India is facing a spike in dengue fever, the potentially fatal mosquito-borne disease.
There have been 12,500 cases since September, compared with 2,859 in the same period last year, and the virus has killed 77 people in southern India this year compared with 33 last year.
Health chiefs are now looking at every way to curb the spread of the disease - even urging children to wear long trousers and long-sleeved shirts for three months to limit exposure to mosquito bites.
"It is not a panic situation, but we want to ensure that we take adequate prevention measures," the health minister Ghulam Nabi Azad said.
Dengue fever is caused by a virus transmitted by the Aedes aegypti mosquito. Symptoms include fever, body ache and dehydration. There is no approved vaccine to prevent it, and no specific treatment.
Most cases are reported in October, just after the monsoon rains when the weather starts cooling, but reports of patients with dengue have been coming in from the southern states since last month.

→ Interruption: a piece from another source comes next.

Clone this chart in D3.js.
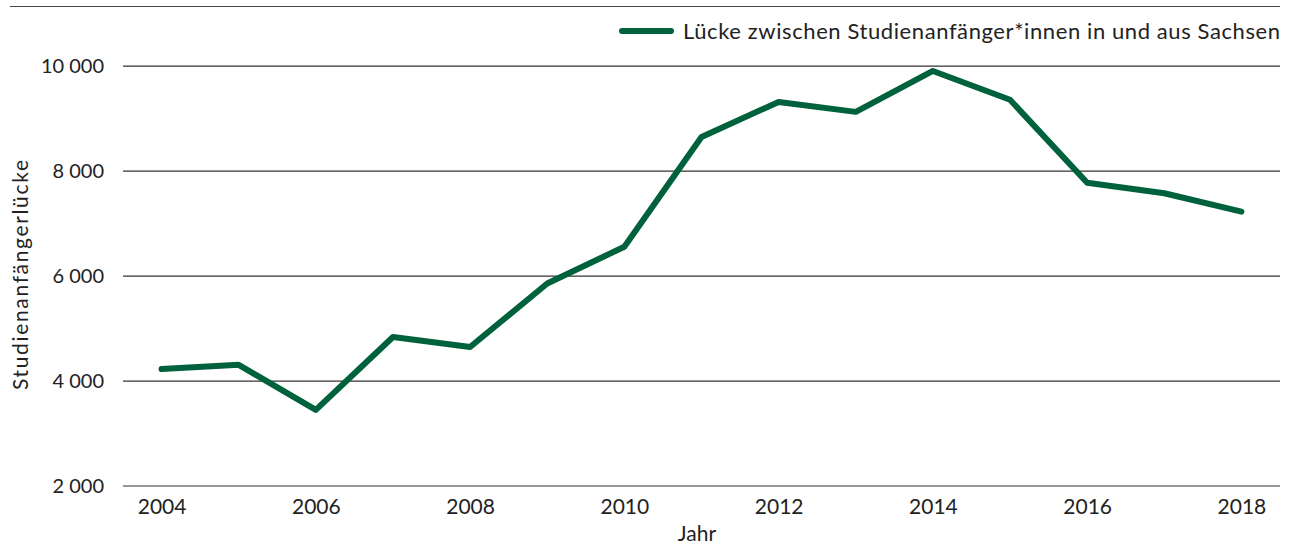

The government has announced a number of initiatives to better equip hospitals in the states of Kerala, Tamil Nadu, Karnataka, Andhra Pradesh and the union territory of Pondicherry.
The problem has always existed in Delhi, although fewer cases have been reported this year: 400 so far this season, down from 450 from October last year.
"Most of our beds are filled with dengue patients," said Vivek Nangia, a doctor at Fortis hospital in Delhi. "Lots of patients are coming with dengue symptoms every day."
Mr Azad said government and private hospitals would be equipped with the materials needed for testing patients. He also released funds to spray pesticides in mosquito breeding areas.
The minister asked schools to allow pupils, especially boys, to amend their uniform requirements because children are "most susceptible", he said. In Chennai, for example, where it is hot and humid throughout the year, school uniforms for boys are usually shorts and short-sleeved shirts.